What caused a major section of the 40-year-old high-rise to crumble into a heap remains under investigation. Initial attention has focused on structural deficiencies described in a 2018 engineer's report.
In April 2021, the condo association president warned residents that concrete damage had "gotten significantly worse" along with roof damage, and urged them to pay some $15 million in assessments needed to make repairs, media reported.
Authorities on Tuesday held out the possibility that survivors might yet be found in the pile of concrete and twisted metal left when nearly half of the tower abruptly caved in on itself.
"The way I look at it as an old Navy guy is that when somebody is missing in the military, you're missing until you're found, and we don't stop the search," said Florida Governor Ron DeSantis. "Those first-responders are breaking their back, trying to find anybody they can."

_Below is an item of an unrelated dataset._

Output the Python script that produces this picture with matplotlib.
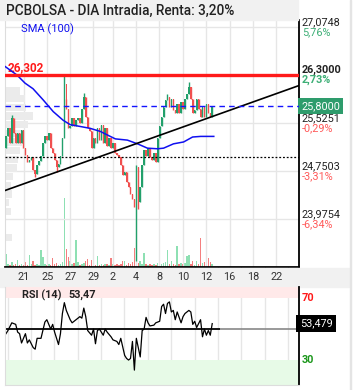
import numpy as np
import matplotlib.pyplot as plt
from matplotlib.patches import Rectangle

plt.rcParams['font.family'] = ['Roboto', 'DejaVu Sans']

title = 'PCBOLSA - DIA Intradia, Renta: 3,20%'

# intraday bars (closes); each bar opens at the previous close
first_open = 25.12
closes = [25.31, 25.44, 25.20, 25.60, 25.36, 25.20, 25.36, 25.20, 25.41, 25.12,
          25.01, 24.89, 24.93, 24.97, 24.77, 24.71, 24.84, 24.92, 25.00, 25.20,
          25.31, 25.25, 25.36, 25.12, 25.04, 24.93, 24.81, 24.87, 25.00, 25.28,
          26.16, 25.76, 25.44, 25.47, 25.60, 25.47, 25.57, 25.60, 25.52, 25.76,
          25.95, 25.63, 25.44, 25.39, 25.12, 25.28, 25.20, 25.44, 25.25, 25.49,
          25.20, 25.44, 25.16, 25.28, 25.12, 25.20, 25.04, 25.01, 24.97, 24.85,
          24.69, 24.74, 24.57, 24.49, 24.38, 24.30, 24.17, 24.81, 24.25, 24.49,
          24.84, 25.09, 25.00, 25.12, 24.97, 24.93, 25.04, 24.89, 25.28, 25.47,
          25.63, 25.79, 25.89, 25.95, 25.79, 25.92, 25.73, 25.68, 25.84, 25.68,
          25.87, 25.76, 25.92, 26.00, 26.11, 25.92, 25.68, 25.73, 25.92, 25.76,
          25.63, 25.79, 25.63, 25.84, 25.68, 25.63, 25.80]
wick_high = {3: 25.65, 30: 26.28, 31: 25.92, 40: 26.01, 67: 24.84, 83: 25.99, 94: 26.19}
wick_low = {15: 24.66, 26: 24.73, 67: 23.30, 68: 24.14}

volume = [13, 3, 2, 5, 2, 3, 7, 2, 3, 2, 5, 2, 12, 3, 6, 2, 3, 2, 17, 10,
          3, 2, 3, 2, 9, 3, 4, 2, 3, 5, 69, 18, 10, 6, 3, 4, 27, 5, 2, 3,
          4, 6, 8, 2, 7, 3, 2, 11, 2, 3, 2, 3, 3, 2, 9, 3, 2, 3, 2, 3,
          6, 6, 2, 4, 3, 5, 19, 8, 4, 6, 3, 14, 3, 2, 3, 2, 3, 2, 4, 10,
          3, 4, 5, 17, 3, 6, 3, 2, 21, 3, 4, 3, 4, 11, 12, 3, 6, 2, 6, 3,
          29, 4, 5, 3, 9, 5, 3]

# volume-at-price profile
profile_price = [26.04, 25.92, 25.78, 25.64, 25.50, 25.36, 25.22, 25.08,
                 24.94, 24.80, 24.66, 24.52, 24.38, 24.24, 24.10, 23.68]
profile_vol = [15, 20, 21, 28, 23, 18, 17, 15, 13, 12, 8, 6, 7, 4, 6, 7]

sma_idx = [-0.5, 5.7, 9.8, 13.9, 19.1, 24.3, 29.4, 33.0, 38.2, 43.3, 48.5, 53.6,
           56.2, 62.4, 67.6, 72.7, 77.9, 81.0, 86.1, 91.3, 95.9, 100.1, 106.8]
sma_val = [26.44, 26.30, 26.17, 26.08, 25.90, 25.71, 25.57, 25.50, 25.47, 25.44,
           25.39, 25.31, 25.27, 25.25, 25.19, 25.12, 25.11, 25.12, 25.19, 25.22,
           25.30, 25.31, 25.31]

rsi_idx = [0, 1, 3, 5, 6, 7, 8, 10, 11, 12, 14, 15, 16, 18, 20, 21, 23, 24, 25, 26,
           27, 28, 29, 30, 31, 33, 34, 36, 38, 39, 40, 41, 42, 44, 45, 46, 47, 48, 50,
           51, 52, 54, 55, 57, 58, 59, 61, 62, 63, 64, 65, 66, 67, 69, 70, 71, 72, 73,
           74, 76, 77, 79, 80, 81, 82, 83, 84, 85, 86, 87, 88, 90, 91, 92, 94, 95, 96,
           97, 98, 100, 101, 102, 103, 104, 105, 106]
rsi_val = [47, 49, 54, 53, 48, 47, 41, 47, 41, 43, 38, 37, 44, 44, 54.5, 56, 50, 53, 48, 44,
           40, 47, 60, 67, 62, 56, 54, 56, 58, 57, 63.5, 58, 49, 46, 50, 40.5, 49, 50, 46,
           50, 48, 45, 43, 42, 40, 44, 33, 31, 30, 31, 42, 23.5, 44, 32, 49, 50, 57.5, 54,
           52, 52.5, 54, 55, 64.5, 66, 60, 66.5, 67.5, 61, 62, 56, 61, 54, 58, 60, 62, 61, 53,
           55, 51, 56, 45, 50, 46, 49, 46, 53.5]
rsi_last = 53.479

trend_pts = [(15, 24.61), (106.8, 25.64)]
resistance = 26.302
last_price = 25.80
dotted_level = 24.98

price_ticks = [27.0748, 26.3000, 25.5251, 24.7503, 23.9754, 23.2006]
price_labels = ['27,0748', '26,3000', '25,5251', '24,7503', '23,9754']
pct_labels = ['5,76%', '2,73%', '-0,29%', '-3,31%', '-6,34%']

date_pos = [9.3, 21.2, 33.0, 44.9, 54.9, 66.9, 78.9, 90.9, 102.9, 114.9, 126.9, 138.9]
date_labels = ['21', '25', '27', '29', '2', '4', '8', '10', '12', '16', '18', '22']
grid_pos = np.arange(0.9, 150, 12)

GREEN, RED = '#22a06b', '#f0504f'
VGREEN, VRED = '#8ee0b3', '#f47f7f'

W, H = 353, 390
fig = plt.figure(figsize=(W / 100, H / 100), dpi=100)
fx = lambda px: px / W
fy = lambda py: 1 - py / H

# title bar and date band
fig.patches.append(Rectangle((0, fy(20)), fx(298), 20 / H, transform=fig.transFigure,
                             color='#f1f1f1', zorder=0))
fig.patches.append(Rectangle((0, fy(287)), fx(350), 19 / H, transform=fig.transFigure,
                             color='#f1f1f1', zorder=1))
fig.patches.append(Rectangle((fx(349.5), 0), 1 / W, 1, transform=fig.transFigure,
                             color='#e4e4e4', zorder=1))
fig.text(fx(6), fy(11), title, fontsize=9.8, fontweight='medium', color='#222222',
         va='center', ha='left')

ax = fig.add_axes([fx(5), fy(267), fx(294), 247 / H])
ax.set_zorder(0)
ax_v = ax.twinx()
ax_v.set_zorder(-1)
ax.patch.set_visible(False)

x = np.arange(len(closes))
c = np.array(closes)
o = np.array([first_open] + closes[:-1])
hi = np.array([wick_high.get(i, max(o[i], c[i])) for i in x])
lo = np.array([wick_low.get(i, min(o[i], c[i])) for i in x])
up = c >= o
cols = np.where(up, GREEN, RED)

ax.set_xlim(-0.5, 150.6)
ax.set_ylim(23.263, 27.19)

# volume profile on the left edge
ax.barh(profile_price, np.array(profile_vol) * 0.52, height=0.12, left=-0.5,
        color='#ebebeb', zorder=1)

ax.vlines(x, lo, hi, color=cols, lw=1, zorder=3)
ax.bar(x, np.maximum(np.abs(c - o), 0.012), bottom=np.minimum(o, c), width=0.75,
       color=cols, linewidth=0, zorder=3)

ax_v.bar(x, volume, width=0.75, color=np.where(up, VGREEN, VRED), linewidth=0)
ax_v.set_ylim(0, max(volume) * 3.58)
ax_v.axis('off')

ax.plot(sma_idx, sma_val, color='#1010f0', lw=1.1, zorder=4)
ax.axline(trend_pts[0], trend_pts[1], color='black', lw=1.2, zorder=4)
ax.axhline(resistance, color='#ff1a1a', lw=2.4, zorder=4)
ax.axhline(last_price, color='#1414ff', lw=1, ls=(0, (4, 3)), zorder=4)
ax.axhline(dotted_level, color='black', lw=0.9, ls=(0, (1.5, 1.5)), zorder=4)

ax.set_yticks(price_ticks)
ax.set_xticks(grid_pos)
ax.grid(color='#e6e6e6', lw=1)
ax.set_axisbelow(True)
ax.tick_params(length=0, labelleft=False, labelbottom=False)
ax.spines['top'].set_visible(False)
ax.spines['left'].set_color('#dddddd')
ax.spines['right'].set_color('black')
ax.spines['right'].set_linewidth(1.3)
ax.spines['bottom'].set_color('black')
ax.spines['bottom'].set_linewidth(1.3)

fig.text(fx(21), fy(29), 'SMA (100)', fontsize=8, color='#1010f0', va='center')
ax.annotate('26,302', xy=(0, resistance), xycoords=('axes fraction', 'data'),
            xytext=(2, 5), textcoords='offset points', color='#ff1a1a',
            fontsize=8.5, fontweight='bold', va='center', annotation_clip=False)

for i, (v, lab, pct) in enumerate(zip(price_ticks, price_labels, pct_labels)):
    bold = 'bold' if i == 1 else 'normal'
    ax.annotate(lab, xy=(1, v), xycoords=('axes fraction', 'data'), xytext=(2, 3.8),
                textcoords='offset points', fontsize=7.8, color='#222222',
                fontweight=bold, va='center', annotation_clip=False)
    ax.annotate(pct, xy=(1, v), xycoords=('axes fraction', 'data'), xytext=(2, -3.6),
                textcoords='offset points', fontsize=7.8,
                color='#3cae75' if pct[0] != '-' else '#ff5a5a',
                fontweight=bold, va='center', annotation_clip=False)
ax.annotate('25,8000', xy=(1, last_price), xycoords=('axes fraction', 'data'),
            xytext=(1.5, 0), textcoords='offset points', fontsize=7.8, color='white',
            va='center', annotation_clip=False,
            bbox=dict(boxstyle='square,pad=0.25', fc='#2e9c6c', ec='none'))

# RSI panel
ar = fig.add_axes([fx(5), fy(385), fx(294), 98 / H], sharex=ax)
ar.set_zorder(2)
ar.set_ylim(13.9, 77.1)
ar.axhspan(70, 100, color='#ffe9e9', lw=0)
ar.axhspan(0, 30, color='#e7fae7', lw=0)
ar.axhline(50, color='#888888', lw=1.2)
ar.hlines(50, -0.5, 110, color='black', lw=1.2)
ar.plot(rsi_idx, rsi_val, color='black', lw=0.9)
ar.set_xticks(grid_pos, minor=True)
ar.set_xticks(date_pos, date_labels)
ar.grid(which='minor', axis='x', color='#e6e6e6', lw=1)
ar.set_axisbelow(True)
ar.set_yticks([])
ar.xaxis.tick_top()
ar.tick_params(axis='x', which='both', length=0, pad=3.6, labelsize=7.8,
               labelcolor='#333333')
ar.spines['top'].set_visible(False)
ar.spines['left'].set_color('#dddddd')
ar.spines['bottom'].set_color('#dddddd')
ar.spines['right'].set_color('black')
ar.spines['right'].set_linewidth(1.3)

fig.text(fx(22), fy(295), 'RSI (14)', fontsize=7.8, fontweight='bold', color='#222222',
         va='center')
fig.text(fx(68), fy(295), '53,47', fontsize=7.8, fontweight='bold', color='#222222',
         va='center')
ar.annotate('70', xy=(1, 70), xycoords=('axes fraction', 'data'), xytext=(2, 0),
            textcoords='offset points', fontsize=7.8, fontweight='bold', color='#ff1a1a',
            va='center', annotation_clip=False)
ar.annotate('30', xy=(1, 30), xycoords=('axes fraction', 'data'), xytext=(2, 0),
            textcoords='offset points', fontsize=7.8, fontweight='bold', color='#1a961a',
            va='center', annotation_clip=False)
ar.annotate('53,479', xy=(1, rsi_last), xycoords=('axes fraction', 'data'),
            xytext=(0.5, 0), textcoords='offset points', fontsize=7.8, color='white',
            va='center', annotation_clip=False,
            bbox=dict(boxstyle='square,pad=0.3', fc='black', ec='none'))

fig.savefig('out.png', dpi=100)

Officials said late on Monday that emergency teams were still treating the round-the-clock operation – which has employed dog teams, cranes and infrared scanners – as a search-and-rescue effort.
But no one has been extricated alive from the ruins of the oceanfront Champlain Towers South condo in Surfside, adjacent to Miami Beach, since a few hours after one side of the high-rise collapsed early Thursday morning as residents slept.
Fire officials have spoken of detecting faint sounds from inside the rubble pile and finding voids deep in the debris large enough to possibly sustain life.
"Not to say that we have seen anyone down there, but we've not gotten to the very bottom," Miami-Dade Assistant Fire Chief Raide Jadallah told reporters on Monday.
President Joe Biden and his wife Jill Biden will visit Surfside on Thursday, the White House said.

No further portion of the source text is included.